A veces descubría que me apegaba a mi menosprecio y resentimiento. Me ilusionaba con la idea de que algún día el mundo confirmaría mi justificado punto de vista. Pero sabía que era probable que ese día no llegara jamás; que ese militar no pagaría nunca el precio de haber dejado morir a aquel niño maya.

Es común que la gente arrastre su resentimiento a todos lados. Algunos preferirían morir antes que perdonar; es como si cada parte de ellos gritara: “¡No, no quiero perdonar!”. Al mismo tiempo, muchos ni siquiera recordamos qué nos causó tanta rabia. Resulta que lo que recordamos, aquello a lo que nos aferramos, no es el suceso en sí y ni siquiera el daño que nos provocó, sino el remordimiento que hemos acumulado desde entonces.

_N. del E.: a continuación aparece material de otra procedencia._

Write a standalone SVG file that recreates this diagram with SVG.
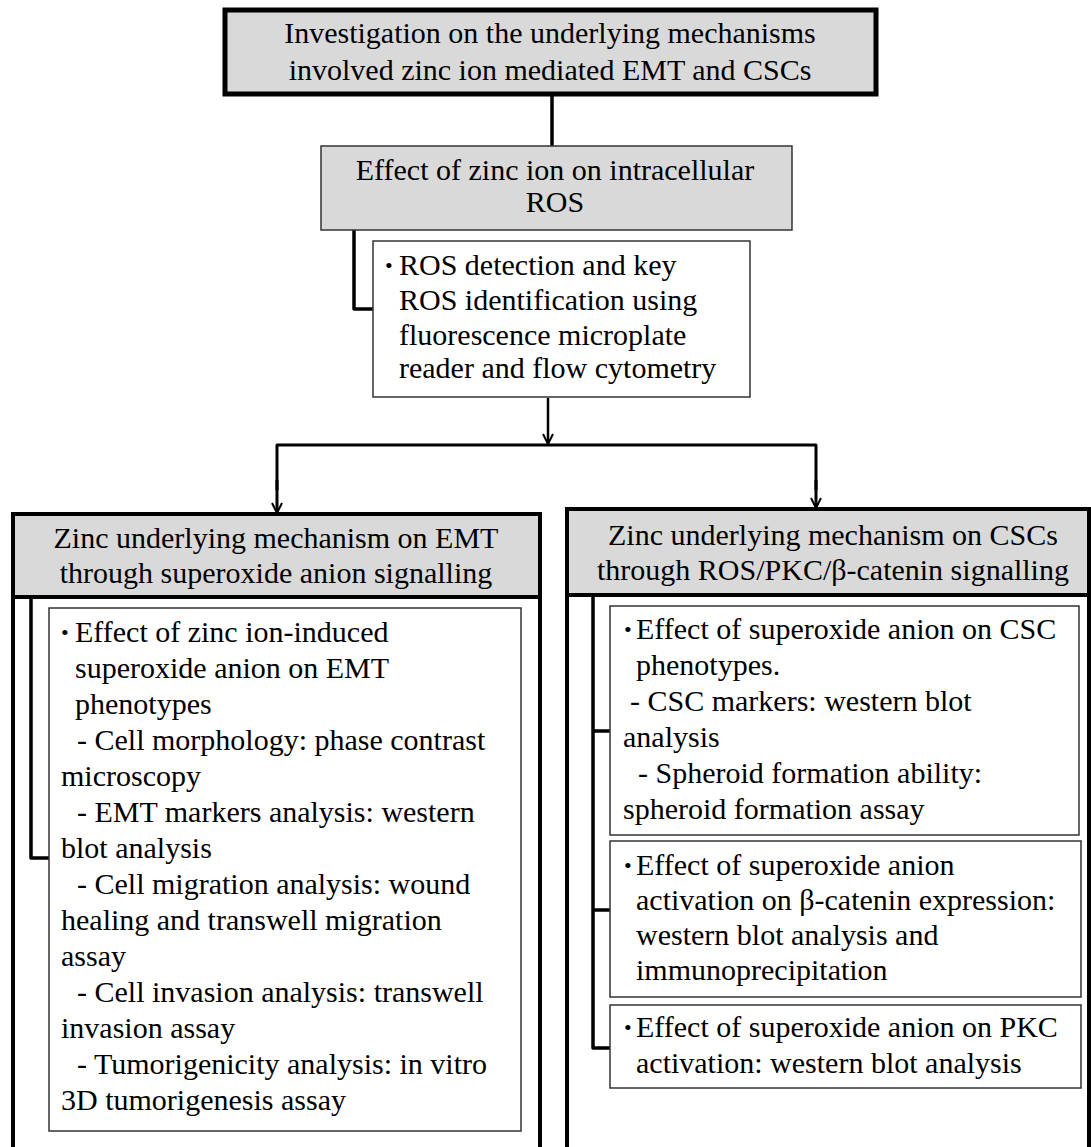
<svg xmlns="http://www.w3.org/2000/svg" width="1091" height="1147" viewBox="0 0 1091 1147">
<defs>
<style>
text{font-family:"Liberation Serif","Times New Roman",serif;font-size:30px;fill:#000}
.c{text-anchor:middle}
.b{font-size:22px}
.thick{fill:none;stroke:#000;stroke-width:4}
.hdr{fill:#d9d9d9}
.thin{fill:#fff;stroke:#333;stroke-width:1.5}
.thinGray{fill:#d9d9d9;stroke:#333;stroke-width:1.5}
.conn{fill:none;stroke:#000;stroke-width:3.5;stroke-linejoin:round}
.arr{fill:none;stroke:#000;stroke-width:2.5;stroke-linejoin:round;marker-end:url(#ah)}
</style>
<marker id="ah" viewBox="0 0 12 12" refX="11" refY="6" markerWidth="12" markerHeight="12" markerUnits="userSpaceOnUse" orient="auto">
<path d="M1,1 L11,6 L1,11" fill="none" stroke="#000" stroke-width="2"/>
</marker>
</defs>
<rect width="1091" height="1147" fill="#fff"/>

<g id="connectors">
<line x1="552" y1="96" x2="552" y2="146" class="conn"/>
<polyline points="354,228 354,309 373,309" class="conn"/>
<line x1="548" y1="398" x2="548" y2="444" class="arr"/>
<polyline points="277,490 277,445 816,445 816,490" class="conn" style="stroke-width:3"/>
<line x1="277" y1="480" x2="277" y2="513" class="arr" style="stroke-width:3"/>
<line x1="816" y1="480" x2="816" y2="508" class="arr" style="stroke-width:3"/>
<polyline points="31,597 31,858 49,858" class="conn"/>
<polyline points="593,595 593,1048 610,1048" class="conn"/>
<line x1="593" y1="731" x2="610" y2="731" class="conn"/>
<line x1="593" y1="910" x2="610" y2="910" class="conn"/>
</g>

<g id="top">
<rect x="225" y="10" width="651" height="84" class="hdr"/>
<rect x="225" y="10" width="651" height="84" class="thick" style="stroke-width:5"/>
<text x="550" y="43" class="c">Investigation on the underlying mechanisms</text>
<text x="550" y="80" class="c">involved zinc ion mediated EMT and CSCs</text>
</g>

<g id="ros">
<rect x="321" y="146" width="471" height="84" class="thinGray"/>
<text x="555" y="180" class="c">Effect of zinc ion on intracellular</text>
<text x="555" y="212" class="c">ROS</text>
</g>

<g id="ros-detail">
<rect x="373" y="241" width="377" height="156" class="thin"/>
<text x="385" y="273" class="b">•</text>
<text x="399" y="275">ROS detection and key</text>
<text x="399" y="310">ROS identification using</text>
<text x="399" y="345">fluorescence microplate</text>
<text x="399" y="378">reader and flow cytometry</text>
</g>

<g id="emt">
<rect x="13" y="514" width="527" height="83" class="hdr"/>
<rect x="13" y="514" width="527" height="700" class="thick"/>
<line x1="13" y1="597" x2="540" y2="597" class="thick"/>
<text x="276" y="548" class="c">Zinc underlying mechanism on EMT</text>
<text x="276" y="583" class="c">through superoxide anion signalling</text>
</g>

<g id="emt-detail">
<rect x="49" y="608" width="472" height="523" class="thin"/>
<text x="61" y="640" class="b">•</text>
<text x="75" y="642">Effect of zinc ion-induced</text>
<text x="75" y="678">superoxide anion on EMT</text>
<text x="75" y="714">phenotypes</text>
<text x="77" y="750">- Cell morphology: phase contrast</text>
<text x="61" y="786">microscopy</text>
<text x="77" y="822">- EMT markers analysis: western</text>
<text x="61" y="858">blot analysis</text>
<text x="77" y="894">- Cell migration analysis: wound</text>
<text x="61" y="930">healing and transwell migration</text>
<text x="61" y="966">assay</text>
<text x="77" y="1002">- Cell invasion analysis: transwell</text>
<text x="61" y="1038">invasion assay</text>
<text x="77" y="1074">- Tumorigenicity analysis: in vitro</text>
<text x="61" y="1110">3D tumorigenesis assay</text>
</g>

<g id="csc">
<rect x="567" y="509" width="522" height="86" class="hdr"/>
<rect x="567" y="509" width="522" height="700" class="thick"/>
<line x1="567" y1="595" x2="1091" y2="595" class="thick"/>
<text x="833" y="545" class="c">Zinc underlying mechanism on CSCs</text>
<text x="833" y="580" class="c">through ROS/PKC/β-catenin signalling</text>
</g>

<g id="csc-detail-1">
<rect x="610" y="606" width="469" height="229" class="thin"/>
<text x="624" y="637" class="b">•</text>
<text x="636" y="639">Effect of superoxide anion on CSC</text>
<text x="636" y="675">phenotypes.</text>
<text x="630" y="711">- CSC markers: western blot</text>
<text x="623" y="747">analysis</text>
<text x="638" y="783">- Spheroid formation ability:</text>
<text x="623" y="819">spheroid formation assay</text>
</g>

<g id="csc-detail-2">
<rect x="610" y="841" width="471" height="156" class="thin"/>
<text x="624" y="873" class="b">•</text>
<text x="636" y="875">Effect of superoxide anion</text>
<text x="636" y="910">activation on β-catenin expression:</text>
<text x="636" y="945">western blot analysis and</text>
<text x="636" y="980">immunoprecipitation</text>
</g>

<g id="csc-detail-3">
<rect x="610" y="1005" width="471" height="83" class="thin"/>
<text x="624" y="1035" class="b">•</text>
<text x="636" y="1037">Effect of superoxide anion on PKC</text>
<text x="636" y="1073">activation: western blot analysis</text>
</g>
</svg>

Yo descubrí que era muy liberador no dejarse llevar por sueños de resultados idealistas. Al principio, toda mi práctica se reducía a permitirme experimentar mis sentimientos por completo. Tenía que llorar la pérdida de ese niño, y para lograrlo debía sentir mi odio por el coronel. La clave era indagar, con el corazón abierto, cuáles eran los obstáculos que se interponían en mi camino. Cuando impartía una conferencia, solía preguntar: “¿Cómo se refleja tu resentimiento en tu cuerpo, tu corazón y tu mente? ¿Se te tensan los hombros? ¿Aprietas la quijada? ¿Qué pasa con tu mente? ¿Imaginas escenarios de venganza? ¿Repites tus discusiones con el acusado para decir lo que quisieras haber dicho en el momento? ¿Eso te hace sentir importante? ¿Qué es lo que en verdad sientes en tu corazón? ¿No sólo enojo sino también impotencia, agravio o desolación, todo aquello que está detrás del enojo? Debes conocer íntimamente tu resentimiento”.